Fiat

Government-issued legal tender whose value comes from trust and law, used as traditional money to buy and sell cryptocurrencies.

Fiat refers to government-issued money that is declared legal tender and accepted for settling debts, paying taxes, and pricing goods. Unlike commodity money, fiat is not backed by a physical asset such as gold. Its value comes primarily from trust in the issuing state and the rules of the financial system that supports it. The term traces back to Latin for “let it be done,” reflecting that its monetary status is established by authority.

How fiat works in traditional finance

Most modern currencies, such as the US dollar, euro, pound, or yen, are fiat currencies. Central banks and governments manage fiat through monetary policy, regulation, and the banking system. In many countries, commercial banks create much of the spendable money in the economy via lending, with deposits and bank credit functioning as electronic forms of fiat. Physical cash is simply another representation of the same unit of account.
Because fiat is centrally administered, the supply can expand or contract based on policy decisions, banking activity, and economic conditions. This differs from many cryptocurrencies that aim for transparent issuance schedules and decentralized validation.
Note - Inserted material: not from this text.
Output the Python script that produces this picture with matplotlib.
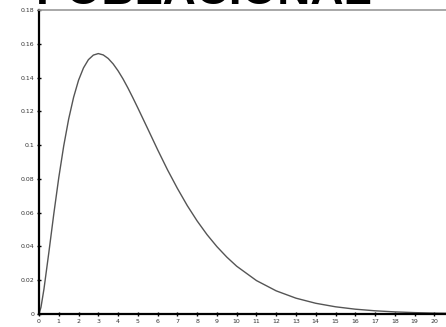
import matplotlib
matplotlib.use("Agg")
import matplotlib.pyplot as plt

x_vals = [0, 0.1, 0.25, 0.5, 0.75, 1, 1.25, 1.5, 1.75, 2, 2.25, 2.5, 2.75, 3, 3.25, 3.5,
          3.75, 4, 4.25, 4.5, 4.75, 5, 5.5, 6, 6.5, 7, 7.5, 8, 8.5, 9, 9.5, 10, 11, 12,
          13, 14, 15, 16, 17, 18, 19, 20, 20.6]
y_vals = [0, 0.0040, 0.0147, 0.0366, 0.0594, 0.0807, 0.0995, 0.1154, 0.1283, 0.1384,
          0.1457, 0.1506, 0.1533, 0.1542, 0.1534, 0.1513, 0.1481, 0.1440, 0.1392,
          0.1338, 0.1280, 0.1220, 0.1097, 0.0973, 0.0854, 0.0744, 0.0642, 0.0551,
          0.0470, 0.0399, 0.0337, 0.0283, 0.0198, 0.0137, 0.00937, 0.00635, 0.00427,
          0.00285, 0.00190, 0.00125, 0.00082, 0.00054, 0.00045]
x_ticks = list(range(0, 21))
y_ticks = [0, 0.02, 0.04, 0.06, 0.08, 0.1, 0.12, 0.14, 0.16, 0.18]
y_labels = ["0", "0.02", "0.04", "0.06", "0.08", "0.1", "0.12", "0.14", "0.16", "0.18"]
title = "POBLACIONAL"

fig = plt.figure(figsize=(4.46, 3.27), dpi=100)
ax = fig.add_axes([39/446, 1-314/327, 1-39/446, (314-10)/327])
ax.plot(x_vals, y_vals, color="#555555", lw=1.0, solid_joinstyle="round")
ax.set_xlim(0, 20.59)
ax.set_ylim(0, 0.18)
ax.set_xticks(x_ticks)
ax.set_xticklabels([str(t) for t in x_ticks])
ax.set_yticks(y_ticks)
ax.set_yticklabels(y_labels)
ax.tick_params(axis="both", labelsize=4.5, labelcolor="#333333", direction="inout",
               length=3, width=1, color="black", pad=2)
for s in ["left", "bottom"]:
    ax.spines[s].set_linewidth(1.6)
    ax.spines[s].set_color("black")
ax.spines["right"].set_visible(False)
ax.spines["top"].set_color("#999999")
ax.spines["top"].set_linewidth(1.2)

fig.text(204.5/446, 1-3.5/327, title, ha="center", va="baseline", fontsize=33,
         fontweight="bold", family="Liberation Sans", color="black")
fig.savefig("out.png", dpi=100)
What “fiat” means in crypto

In cryptocurrency markets, “fiat” usually describes the traditional money you use to enter or exit crypto. When you fund an exchange account with a bank transfer, card payment, or other payment rail, you are using a fiat on-ramp to buy crypto. When you sell crypto and withdraw to your bank account, you are converting back to fiat through an off-ramp.
Understanding fiat matters in the crypto ecosystem because most real-world spending, taxes, salaries, and exchange liquidity are still denominated in fiat, making it the primary bridge between blockchain assets and everyday economic activity.